El argumentario de Sánchez busca poner de relieve las muchas dificultades que han tenido que superar. Guerra, pandemia, volcán. Pero esas dificultades son las que le han permitido gastar sin tasa, extender su discurso demagógico y populista contra los empresarios, exonerarse de todos aquellos compromisos que otros gobiernos tuvieron que cumplir y dedicar la mayor parte del tiempo al autobombo, al elogio desmedido, al culto a la personalidad de quien protagoniza compulsivamente vídeos propagandísticos, de eficacia dudosa y credibilidad nula.
El problema para Sánchez no ha sido gobernar en la excepción. Su problema sería gobernar en la normalidad. Seguramente Sánchez no volverá a gobernar y no tendrá que experimentar el enorme pasivo de su legado. Quien venga, es decir, el Partido Popular, con muy alta probabilidad, afrontará una tarea de reconstrucción económica, institucional, internacional y social de dimensión extraordinaria.
La política exterior española se encuentra carente de potencia, desubicada, enfeudada a Marruecos y desconectada de una América Latina radicalizada y enferma de populismo. Puede Sánchez alardear de influencia en Europa, pero ser el país que más fondos necesita en términos proporcionales, que más desempleo mantiene, que más excepciones reclama puede hacer de España un socio cómodo, pero no influyente.
Si se tiene en cuenta quiénes se encuentran en la «dirección del Estado», compartiendo poder con los socialistas, se reparará fácilmente en la enorme tarea de normalización política que se necesita para devolver a los extremistas allí de donde no deberían haber salido, es decir, al extremo del independentismo, del peor populismo; el extremo del rechazo a la Constitución como marco de convivencia, o el extremo, en fin, de la legitimación histórica de ETA.
Habrá que recuperar la normalidad de un Gobierno que no se impugne a sí mismo, que no insulte a los que crean riqueza, que hable más de los ciudadanos y menos de sí mismo. Tendrá que ser ese Gobierno que desconecte -porque no habrá más remedio- de la vía de dopaje financiero que nos han facilitado desde Bruselas por buenas razones, pero no ilimitadas en el tiempo.
Tendrá que volver a reformas verdaderamente transformadoras, y a otras elementales como que la integridad constitucional de España tenga la adecuada protección penal, como que los malversadores no vean rebajadas sus responsabilidades, ni los agresores sexuales sigan haciendo cola para que se decreten las reducciones de condena, cuando no la puesta en libertad, a las que les han dado derecho las nulidades que se empeñan en dictar leyes sin saber y, lo que es peor, sin escuchar.
El Gobierno que venga tendrá que renunciar al divertido ejercicio de intervenir en todo, siempre alegando buenas razones y nunca reconociendo los -casi siempre- malos resultados.
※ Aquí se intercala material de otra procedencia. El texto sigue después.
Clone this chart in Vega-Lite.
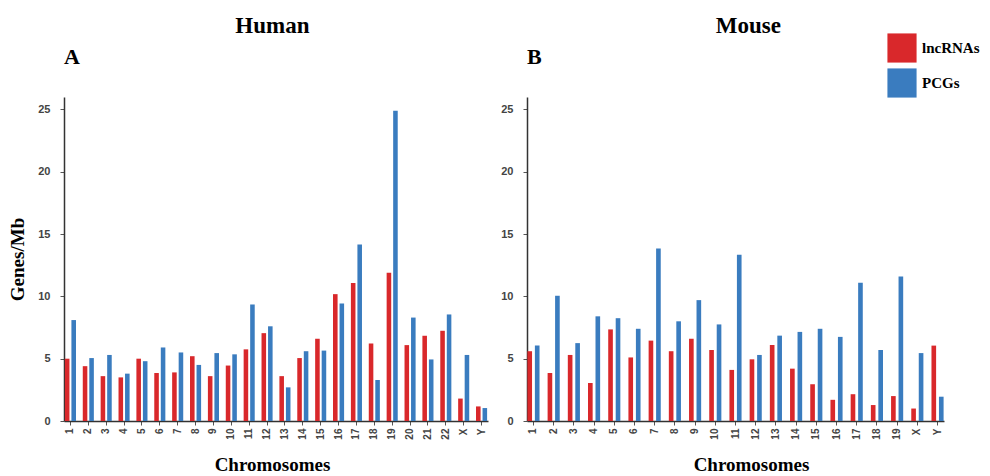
{
  "$schema": "https://vega.github.io/schema/vega-lite/v6.json",
  "padding": {"left": 8, "top": 15, "right": 0, "bottom": 0},
  "background": "white",
  "datasets": {
    "human": [
      {"chrom": "1", "type": "lncRNAs", "value": 5.0}, {"chrom": "1", "type": "PCGs", "value": 8.1},
      {"chrom": "2", "type": "lncRNAs", "value": 4.4}, {"chrom": "2", "type": "PCGs", "value": 5.05},
      {"chrom": "3", "type": "lncRNAs", "value": 3.6}, {"chrom": "3", "type": "PCGs", "value": 5.3},
      {"chrom": "4", "type": "lncRNAs", "value": 3.5}, {"chrom": "4", "type": "PCGs", "value": 3.8},
      {"chrom": "5", "type": "lncRNAs", "value": 5.0}, {"chrom": "5", "type": "PCGs", "value": 4.8},
      {"chrom": "6", "type": "lncRNAs", "value": 3.85}, {"chrom": "6", "type": "PCGs", "value": 5.9},
      {"chrom": "7", "type": "lncRNAs", "value": 3.9}, {"chrom": "7", "type": "PCGs", "value": 5.5},
      {"chrom": "8", "type": "lncRNAs", "value": 5.2}, {"chrom": "8", "type": "PCGs", "value": 4.5},
      {"chrom": "9", "type": "lncRNAs", "value": 3.6}, {"chrom": "9", "type": "PCGs", "value": 5.45},
      {"chrom": "10", "type": "lncRNAs", "value": 4.45}, {"chrom": "10", "type": "PCGs", "value": 5.35},
      {"chrom": "11", "type": "lncRNAs", "value": 5.75}, {"chrom": "11", "type": "PCGs", "value": 9.35},
      {"chrom": "12", "type": "lncRNAs", "value": 7.05}, {"chrom": "12", "type": "PCGs", "value": 7.6},
      {"chrom": "13", "type": "lncRNAs", "value": 3.6}, {"chrom": "13", "type": "PCGs", "value": 2.7},
      {"chrom": "14", "type": "lncRNAs", "value": 5.05}, {"chrom": "14", "type": "PCGs", "value": 5.6},
      {"chrom": "15", "type": "lncRNAs", "value": 6.6}, {"chrom": "15", "type": "PCGs", "value": 5.65},
      {"chrom": "16", "type": "lncRNAs", "value": 10.18}, {"chrom": "16", "type": "PCGs", "value": 9.43},
      {"chrom": "17", "type": "lncRNAs", "value": 11.08}, {"chrom": "17", "type": "PCGs", "value": 14.16},
      {"chrom": "18", "type": "lncRNAs", "value": 6.22}, {"chrom": "18", "type": "PCGs", "value": 3.29},
      {"chrom": "19", "type": "lncRNAs", "value": 11.9}, {"chrom": "19", "type": "PCGs", "value": 24.9},
      {"chrom": "20", "type": "lncRNAs", "value": 6.09}, {"chrom": "20", "type": "PCGs", "value": 8.3},
      {"chrom": "21", "type": "lncRNAs", "value": 6.84}, {"chrom": "21", "type": "PCGs", "value": 4.94},
      {"chrom": "22", "type": "lncRNAs", "value": 7.24}, {"chrom": "22", "type": "PCGs", "value": 8.55},
      {"chrom": "X", "type": "lncRNAs", "value": 1.8}, {"chrom": "X", "type": "PCGs", "value": 5.3},
      {"chrom": "Y", "type": "lncRNAs", "value": 1.17}, {"chrom": "Y", "type": "PCGs", "value": 1.04}
    ],
    "mouse": [
      {"chrom": "1", "type": "lncRNAs", "value": 5.6}, {"chrom": "1", "type": "PCGs", "value": 6.05},
      {"chrom": "2", "type": "lncRNAs", "value": 3.85}, {"chrom": "2", "type": "PCGs", "value": 10.05},
      {"chrom": "3", "type": "lncRNAs", "value": 5.3}, {"chrom": "3", "type": "PCGs", "value": 6.25},
      {"chrom": "4", "type": "lncRNAs", "value": 3.05}, {"chrom": "4", "type": "PCGs", "value": 8.4},
      {"chrom": "5", "type": "lncRNAs", "value": 7.35}, {"chrom": "5", "type": "PCGs", "value": 8.25},
      {"chrom": "6", "type": "lncRNAs", "value": 5.1}, {"chrom": "6", "type": "PCGs", "value": 7.4},
      {"chrom": "7", "type": "lncRNAs", "value": 6.45}, {"chrom": "7", "type": "PCGs", "value": 13.85},
      {"chrom": "8", "type": "lncRNAs", "value": 5.6}, {"chrom": "8", "type": "PCGs", "value": 8.0},
      {"chrom": "9", "type": "lncRNAs", "value": 6.6}, {"chrom": "9", "type": "PCGs", "value": 9.7},
      {"chrom": "10", "type": "lncRNAs", "value": 5.7}, {"chrom": "10", "type": "PCGs", "value": 7.75},
      {"chrom": "11", "type": "lncRNAs", "value": 4.1}, {"chrom": "11", "type": "PCGs", "value": 13.35},
      {"chrom": "12", "type": "lncRNAs", "value": 4.95}, {"chrom": "12", "type": "PCGs", "value": 5.3},
      {"chrom": "13", "type": "lncRNAs", "value": 6.1}, {"chrom": "13", "type": "PCGs", "value": 6.85},
      {"chrom": "14", "type": "lncRNAs", "value": 4.2}, {"chrom": "14", "type": "PCGs", "value": 7.15},
      {"chrom": "15", "type": "lncRNAs", "value": 2.95}, {"chrom": "15", "type": "PCGs", "value": 7.4},
      {"chrom": "16", "type": "lncRNAs", "value": 1.7}, {"chrom": "16", "type": "PCGs", "value": 6.75},
      {"chrom": "17", "type": "lncRNAs", "value": 2.15}, {"chrom": "17", "type": "PCGs", "value": 11.1},
      {"chrom": "18", "type": "lncRNAs", "value": 1.28}, {"chrom": "18", "type": "PCGs", "value": 5.7},
      {"chrom": "19", "type": "lncRNAs", "value": 2.0}, {"chrom": "19", "type": "PCGs", "value": 11.6},
      {"chrom": "X", "type": "lncRNAs", "value": 1.0}, {"chrom": "X", "type": "PCGs", "value": 5.45},
      {"chrom": "Y", "type": "lncRNAs", "value": 6.05}, {"chrom": "Y", "type": "PCGs", "value": 1.95}
    ]
  },
  "config": {
    "view": {"stroke": null},
    "axis": {
      "grid": false,
      "domainColor": "#333333",
      "domainWidth": 1.5,
      "tickColor": "#555555",
      "labelFont": "Liberation Sans",
      "labelFontWeight": "bold",
      "labelColor": "#444444",
      "titleFont": "Liberation Serif",
      "titleFontWeight": "bold",
      "titleFontSize": 19,
      "titleColor": "#000000"
    },
    "title": {"font": "Liberation Serif", "fontWeight": "bold", "fontSize": 23, "color": "#000000"},
    "concat": {"spacing": 12}
  },
  "resolve": {"scale": {"xOffset": "independent"}},
  "hconcat": [
    {
      "title": {"text": "Human", "anchor": "middle", "offset": 8, "dx": 24},
      "vconcat": [
        {
          "title": {"text": "A", "anchor": "start", "frame": "group", "offset": 28, "fontSize": 22},
          "width": 424,
          "height": 324,
          "data": {"name": "human"},
          "mark": {"type": "bar"},
          "encoding": {
            "x": {
              "field": "chrom", "type": "nominal",
              "sort": ["1","2","3","4","5","6","7","8","9","10","11","12","13","14","15","16","17","18","19","20","21","22","X","Y"],
              "scale": {"paddingInner": 0.38, "paddingOuter": 0.05},
              "axis": {"title": "Chromosomes", "labelAngle": -90, "labelFontSize": 10, "tickSize": 4, "labelPadding": 3, "titlePadding": 16, "titleX": 208}
            },
            "xOffset": {"field": "type", "sort": ["lncRNAs", "PCGs"], "scale": {"paddingInner": 0.3}},
            "y": {
              "field": "value", "type": "quantitative",
              "scale": {"domain": [0, 26], "nice": false},
              "axis": {"title": "Genes/Mb", "values": [0, 5, 10, 15, 20, 25], "labelFontSize": 11, "tickSize": 4, "labelPadding": 10, "titlePadding": 10}
            },
            "color": {
              "field": "type", "type": "nominal",
              "scale": {"domain": ["lncRNAs", "PCGs"], "range": ["#d9282b", "#3a7cbf"]},
              "legend": {
                "title": null, "orient": "none", "legendX": 823, "legendY": -64,
                "symbolType": "square", "symbolSize": 850, "symbolStrokeWidth": 0,
                "labelFont": "Liberation Serif", "labelFontWeight": "bold", "labelFontSize": 15, "labelColor": "#000000",
                "rowPadding": 5, "labelOffset": 5,
                "symbolOpacity": 1
              }
            }
          }
        }
      ]
    },
    {
      "title": {"text": "Mouse", "anchor": "middle", "offset": 8, "dx": 26},
      "vconcat": [
        {
          "title": {"text": "B", "anchor": "start", "frame": "group", "offset": 28, "fontSize": 22},
          "width": 417,
          "height": 324,
          "data": {"name": "mouse"},
          "mark": {"type": "bar"},
          "encoding": {
            "x": {
              "field": "chrom", "type": "nominal",
              "sort": ["1","2","3","4","5","6","7","8","9","10","11","12","13","14","15","16","17","18","19","X","Y"],
              "scale": {"paddingInner": 0.4, "paddingOuter": 0.02},
              "axis": {"title": "Chromosomes", "labelAngle": -90, "labelFontSize": 10, "tickSize": 4, "labelPadding": 3, "titlePadding": 16, "titleX": 224}
            },
            "xOffset": {"field": "type", "sort": ["lncRNAs", "PCGs"], "scale": {"paddingInner": 0.38}},
            "y": {
              "field": "value", "type": "quantitative",
              "scale": {"domain": [0, 26], "nice": false},
              "axis": {"title": null, "values": [0, 5, 10, 15, 20, 25], "labelFontSize": 11, "tickSize": 4, "labelPadding": 10}
            },
            "color": {
              "field": "type", "type": "nominal",
              "scale": {"domain": ["lncRNAs", "PCGs"], "range": ["#d9282b", "#3a7cbf"]}
            }
          }
        }
      ]
    }
  ]
}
Tendrá que hablar y negociar de verdad con interlocutores sociales y no ver en la sociedad civil una amenaza sino un aliado en la consecución del interés común. Tendrá que cuidarse -«cuidar la coalición», que dice Yolanda Díaz-, pero sobre todo tendrá que cuidar al país y a sus ciudadanos. A este Gobierno le queda poco por laminar. Sus urgencias electorales harán el resto. Al que venga le tocará mucho que rehacer.